When Your Hobby Becomes More Than Just A Hobby

For the last three years, every November, I have walked into National Novel Writing Month with a blank document, an idea, and about a metric ton of please-let-this-year-be-THE-year.

If you’ve never heard of NaNoWriMo before, the concept is simple: writing 50,000 words within the month of November. That’s 1,667 words every day for thirty days. It sounds easy enough, but the execution is another animal entirely.

The first year that I joined in on the frenzy I had never actually tried to write a novel before and, frankly, I’ve seen toddlers more steady on their feet than my plot lines. I only managed to get to 10,000 words before I got completely stuck. While I definitely a little disappointed, I can’t say I was exactly surprised. The year after that, I spent most of October plotting out my idea, developing my characters and focusing on the message that I wanted to convey. I was excited about it, and I felt good about the things I was coming up with.

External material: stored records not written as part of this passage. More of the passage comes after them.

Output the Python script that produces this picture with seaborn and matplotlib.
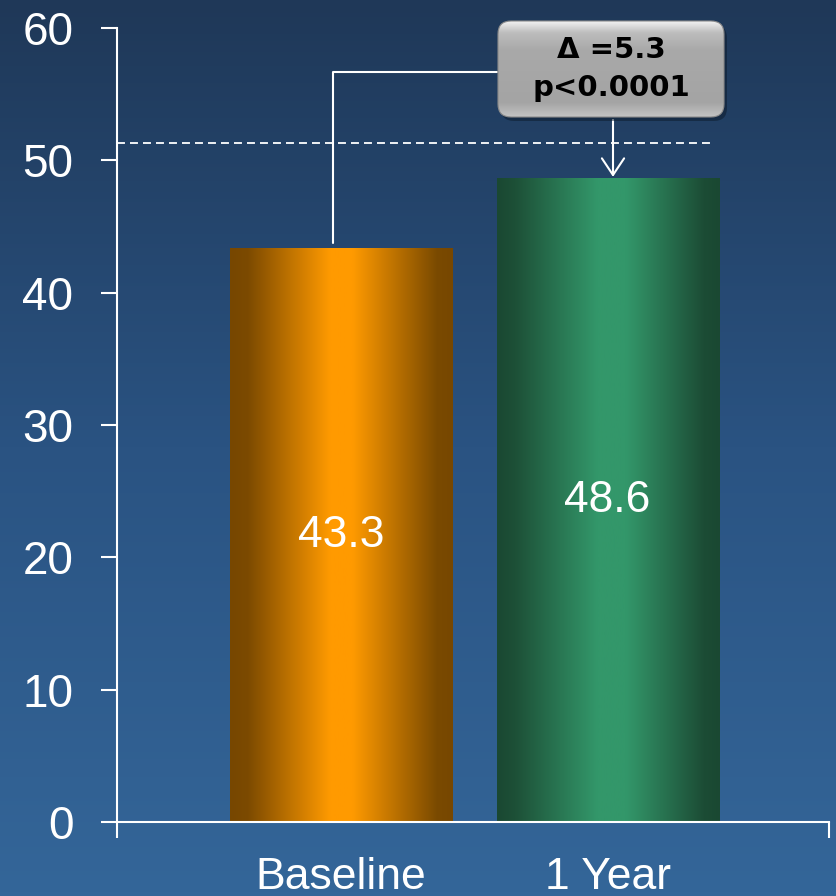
import numpy as np
import pandas as pd
import matplotlib.pyplot as plt
import seaborn as sns
from matplotlib.patches import FancyBboxPatch
from matplotlib.colors import LinearSegmentedColormap

# --- datos ---
categories = ["Baseline", "1 Year"]
values = [43.3, 48.6]
value_labels = ["43.3", "48.6"]
reference_level = 51.3
y_ticks = [0, 10, 20, 30, 40, 50, 60]
box_lines = ["Δ =5.3", "p<0.0001"]

sns.set_theme(style="white")
plt.rcParams['font.family'] = ['Liberation Sans', 'DejaVu Sans']

fig = plt.figure(figsize=(8.36, 8.96), dpi=100)

# fondo degradado
bg = fig.add_axes([0, 0, 1, 1], zorder=-10)
bg_cmap = LinearSegmentedColormap.from_list("bg", ["#1f3858", "#2a5382", "#346699"])
bg.imshow(np.linspace(0, 1, 256).reshape(-1, 1), aspect='auto', cmap=bg_cmap,
          extent=[0, 1, 0, 1], origin='upper')
bg.axis('off')

ax = fig.add_axes([117 / 836, 74 / 896, 712 / 836, 794 / 896])
ax.patch.set_alpha(0)

df = pd.DataFrame({"period": categories, "value": values})
sns.barplot(data=df, x="period", y="value", ax=ax, width=0.833,
            color="#ff9a00", saturation=1, errorbar=None)

bar_cmaps = [
    LinearSegmentedColormap.from_list("orange", [(0, "#774700"), (0.08, "#7c4a00"),
                                                 (0.45, "#ff9a00"), (0.55, "#ff9a00"),
                                                 (0.93, "#7a4a00"), (1, "#774700")]),
    LinearSegmentedColormap.from_list("green", [(0, "#1a4832"), (0.08, "#1d5037"),
                                                (0.45, "#33976a"), (0.58, "#33976a"),
                                                (0.93, "#1c4c35"), (1, "#1a4832")]),
]
for patch, cmap, lab, val in zip(ax.patches, bar_cmaps, value_labels, values):
    x0, w, h = patch.get_x(), patch.get_width(), patch.get_height()
    patch.set_visible(False)
    ax.imshow(np.linspace(0, 1, 256).reshape(1, -1), aspect='auto', cmap=cmap,
              extent=[x0, x0 + w, 0, h], zorder=2)
    ax.text(x0 + w / 2, val / 2, lab, ha='center', va='center', color='white',
            fontsize=32, zorder=3)

ax.set_xlim(-0.84, 1.83)
ax.set_ylim(0, 60)

# línea de referencia discontinua
ax.plot([-0.84, 1.385], [reference_level, reference_level], color='white',
        lw=1.3, dashes=(4.4, 2.8), zorder=1)

# conector y flecha
ax.plot([-0.03, -0.03, 0.585], [43.75, 56.7, 56.7], color='white', lw=1.5,
        clip_on=False, zorder=4)
ax.annotate('', xy=(1.02, 48.75), xytext=(1.02, 53.05),
            arrowprops=dict(arrowstyle='->,head_length=0.3,head_width=0.2',
                            color='white', lw=1.5, mutation_scale=40,
                            shrinkA=0, shrinkB=0))

# ejes
sns.despine(ax=ax)
for side in ['left', 'bottom']:
    ax.spines[side].set_color('white')
    ax.spines[side].set_linewidth(1.5)
ax.set_yticks(y_ticks)
ax.tick_params(axis='y', colors='white', length=11.5, width=1.5, direction='out',
               labelsize=33, pad=20, left=True)
ax.set_xticks([0, 1])
ax.set_xticklabels(categories)
ax.tick_params(axis='x', which='major', length=0, labelsize=32, pad=25, labelcolor='white')
ax.set_xticks([-0.84, 1.83], minor=True)
ax.tick_params(axis='x', which='minor', length=11.5, width=1.5, color='white',
               direction='out', bottom=True)
ax.set_xlabel("")
ax.set_ylabel("")

# caja de anotación
bax = fig.add_axes([497 / 836, (896 - 121) / 896, 232 / 836, 102 / 896], zorder=5)
bax.set_xlim(0, 232)
bax.set_ylim(0, 102)
bax.axis('off')
shadow = FancyBboxPatch((4, 0), 226, 96, boxstyle="round,pad=0,rounding_size=13",
                        facecolor='#0c1a2a', edgecolor='none', alpha=0.5, clip_on=False)
bax.add_patch(shadow)
box = FancyBboxPatch((1, 4), 226, 96, boxstyle="round,pad=0,rounding_size=13",
                     facecolor='none', edgecolor='#8a8a8a', lw=0.8, zorder=3)
bax.add_patch(box)
box_cmap = LinearSegmentedColormap.from_list("box", [(0, "#f2f2f2"), (0.12, "#bdbdbd"),
                                                     (0.3, "#a9a9a9"), (0.85, "#a4a4a4"),
                                                     (1, "#c4c4c4")])
img = bax.imshow(np.linspace(0, 1, 256).reshape(-1, 1), aspect='auto', cmap=box_cmap,
                 extent=[1, 227, 4, 100], origin='upper', zorder=2)
img.set_clip_path(box)
bax.text(114, 71, box_lines[0], ha='center', va='center', fontsize=21,
         fontweight='bold', color='black', family='DejaVu Sans', zorder=4)
bax.text(114, 33, box_lines[1], ha='center', va='center', fontsize=21,
         fontweight='bold', color='black', family='DejaVu Sans', zorder=4)

fig.savefig("out.png", dpi=100)
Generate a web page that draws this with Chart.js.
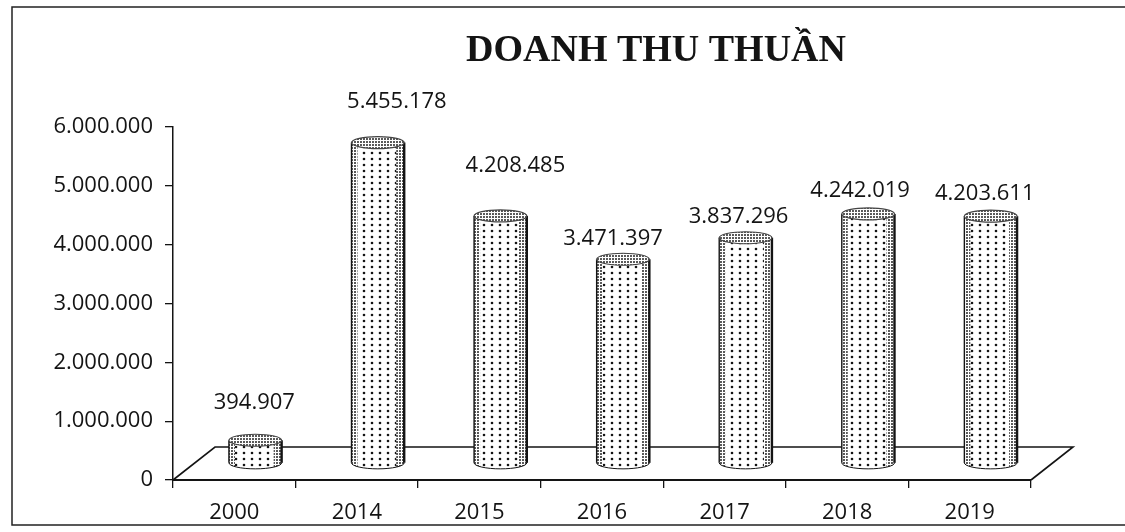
<!DOCTYPE html>
<html>
<head>
<meta charset="utf-8">
<script src="https://cdn.jsdelivr.net/npm/chart.js@4.4.1/dist/chart.umd.min.js"></script>
<style>
  html, body { margin: 0; padding: 0; background: #fff; }
  #wrap { width: 1125px; height: 532px; position: relative; }
</style>
</head>
<body>
<div id="wrap"><canvas id="revenueChart"></canvas></div>
<script>
// data
const years = ['2000', '2014', '2015', '2016', '2017', '2018', '2019'];
const revenue = [394907, 5455178, 4208485, 3471397, 3837296, 4242019, 4203611];
const yMin = 0;
const yMax = 6000000;
const yStep = 1000000;
const chartTitle = 'DOANH THU THUẦN';

// look
const depth = { dx: 42, dy: -33 };   // 3D floor offset
const labelNudge = [[-1, -16], [19, -19], [15, -28], [-10, 1], [-7, 1], [-8, -1], [-6, 0]];
const ink = '#141414';
const textFont = '"Open Sans", Lato, sans-serif';

function fmt(n) {
    return String(n).replace(/\B(?=(\d{3})+(?!\d))/g, '.');
}

function dotPattern(ctx, w, h, dots) {
    const c = document.createElement('canvas');
    c.width = w; c.height = h;
    const p = c.getContext('2d');
    p.fillStyle = '#fff';
    p.fillRect(0, 0, w, h);
    p.fillStyle = ink;
    dots.forEach(d => {
        p.beginPath();
        p.arc(d[0], d[1], d[2], 0, Math.PI * 2);
        p.fill();
    });
    return ctx.createPattern(c, 'repeat');
}

const cylinderPlugin = {
    id: 'cylinders',
    beforeDraw(chart) {
        const ctx = chart.ctx;
        ctx.save();
        ctx.fillStyle = '#fff';
        ctx.fillRect(0, 0, chart.width, chart.height);
        // page frame
        ctx.strokeStyle = '#222';
        ctx.lineWidth = 1.5;
        ctx.beginPath();
        ctx.moveTo(chart.width, 7);
        ctx.lineTo(12, 7);
        ctx.lineTo(12, 525);
        ctx.lineTo(chart.width, 525);
        ctx.stroke();
        // title
        ctx.fillStyle = ink;
        ctx.font = 'bold 38px "Liberation Serif", "Times New Roman", serif';
        ctx.textAlign = 'center';
        ctx.textBaseline = 'alphabetic';
        ctx.fillText(chartTitle, 656, 61);
        ctx.restore();
    },
    beforeDatasetsDraw(chart) {
        const { ctx, chartArea: a } = chart;
        ctx.save();
        ctx.strokeStyle = ink;
        ctx.lineWidth = 1.6;
        ctx.beginPath();
        ctx.moveTo(a.left, a.bottom);
        ctx.lineTo(a.left + depth.dx, a.bottom + depth.dy);
        ctx.lineTo(a.right + depth.dx, a.bottom + depth.dy);
        ctx.lineTo(a.right, a.bottom);
        ctx.stroke();
        ctx.restore();
    },
    afterDatasetsDraw(chart) {
        const ctx = chart.ctx;
        const sparse = dotPattern(ctx, 8, 6, [[4, 3, 1.3]]);
        const dense = dotPattern(ctx, 3, 3, [[1, 1, 0.95]]);
        const meta = chart.getDatasetMeta(0);
        ctx.save();
        meta.data.forEach((bar, i) => {
            const p = bar.getProps(['x', 'y', 'base', 'width'], true);
            const cx = p.x + depth.dx / 2;
            const top = p.y + depth.dy / 2;
            const bot = p.base + depth.dy / 2;
            const rx = p.width / 2;
            const ry = 6;

            // body
            ctx.beginPath();
            ctx.moveTo(cx - rx, top);
            ctx.lineTo(cx - rx, bot);
            ctx.ellipse(cx, bot, rx, ry, 0, Math.PI, 0, true);
            ctx.lineTo(cx + rx, top);
            ctx.closePath();
            ctx.fillStyle = sparse;
            ctx.fill();
            ctx.save();
            ctx.clip();
            ctx.fillStyle = dense;
            ctx.fillRect(cx - rx, top - ry, 6, bot - top + 2 * ry);
            ctx.fillRect(cx + rx - 8, top - ry, 8, bot - top + 2 * ry);
            ctx.restore();

            ctx.strokeStyle = ink;
            ctx.lineWidth = 1.4;
            ctx.beginPath();
            ctx.moveTo(cx - rx, top);
            ctx.lineTo(cx - rx, bot);
            ctx.stroke();
            ctx.lineWidth = 2.4;
            ctx.beginPath();
            ctx.moveTo(cx + rx, top);
            ctx.lineTo(cx + rx, bot);
            ctx.stroke();
            ctx.lineWidth = 1;
            ctx.beginPath();
            ctx.ellipse(cx, bot, rx, ry, 0, Math.PI, 0, true);
            ctx.stroke();

            // lid
            ctx.beginPath();
            ctx.ellipse(cx, top, rx, ry, 0, 0, Math.PI * 2);
            ctx.fillStyle = dense;
            ctx.fill();
            ctx.strokeStyle = '#444';
            ctx.lineWidth = 1.2;
            ctx.stroke();

            // value label
            const n = labelNudge[i] || [0, 0];
            ctx.fillStyle = ink;
            ctx.font = '22px ' + textFont;
            ctx.textAlign = 'center';
            ctx.textBaseline = 'middle';
            ctx.fillText(fmt(revenue[i]), cx + n[0], top - ry - 16 + n[1]);
        });
        ctx.restore();
    }
};

const ctx = document.getElementById('revenueChart').getContext('2d');

new Chart(ctx, {
    type: 'bar',
    data: {
        labels: years,
        datasets: [{
            label: chartTitle,
            data: revenue,
            backgroundColor: 'rgba(0,0,0,0)',
            borderWidth: 0,
            categoryPercentage: 1,
            barPercentage: 0.43
        }]
    },
    options: {
        responsive: true,
        maintainAspectRatio: false,
        animation: false,
        layout: { padding: { top: 127, right: 94, left: 0, bottom: 0 } },
        plugins: {
            legend: { display: false },
            tooltip: { enabled: false },
            title: { display: false }
        },
        scales: {
            x: {
                afterFit(scale) { scale.height = 52; },
                grid: {
                    offset: true,
                    drawOnChartArea: false,
                    drawTicks: true,
                    tickLength: 8,
                    color: ink,
                    lineWidth: 1.3
                },
                border: { display: true, color: ink, width: 2 },
                ticks: {
                    color: ink,
                    padding: 12,
                    font: { family: textFont, size: 22 }
                }
            },
            y: {
                min: yMin,
                max: yMax,
                afterFit(scale) { scale.width = 173; },
                grid: {
                    drawOnChartArea: false,
                    drawTicks: true,
                    tickLength: 8,
                    color: ink,
                    lineWidth: 1.3
                },
                border: { display: true, color: ink, width: 1.5 },
                ticks: {
                    stepSize: yStep,
                    color: ink,
                    padding: 12,
                    font: { family: textFont, size: 22 },
                    callback: v => fmt(v)
                }
            }
        }
    },
    plugins: [cylinderPlugin]
});
</script>
</body>
</html>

So, naturally, four days into November, I decided to switch to a completely different project.

I know what you’re thinking. I know. It was just one of those ideas that hit me like a ton of bricks, and I couldn’t drop it, so I ran with it. I had done virtually no plotting or character development, but that idea still carried me to about 30,000 words. Definitely closer by a long shot, but I still didn’t make it to that finish line and damn, did I want to feel that ribbon snap across my chest.

When this past November rolled around, and it came time for NaNoWriMo to start up again, I’d already been talking to my writing partner about it for months. I had an idea I felt wildly passionate about, characters that I really cared for, and two years of routine story-building under my belt. I was ready. My game face was on. And this year, I did something that I had never been able to do before: I put writing above everything else. I turned down plans with friends, I didn’t go anywhere unless I could bring my laptop, I ignored phone calls—unless I was at work, writing this novel was it.

And I got to 50,000 words.

I was dragging myself along by my nails there at the end, but I did it. I don’t think I would have if I hadn’t had enough confidence in what I was doing to actually make it my top priority. I just couldn’t have done it. This was the first time in my entire life that I said, “Right now, my art is the most important thing.” It was so empowering to me as a creator, so I want to issue you guys another challenge. Right now, think about the thing you are the most passionate about—be it music or reading or drawing—decide on a length of time, and completely dedicate yourself to that thing for the duration of it. It could be an entire month, or a week, or even just a few days. Just make sure that every decision you make during that time will benefit the thing you’ve chosen, and see what you learn about yourself.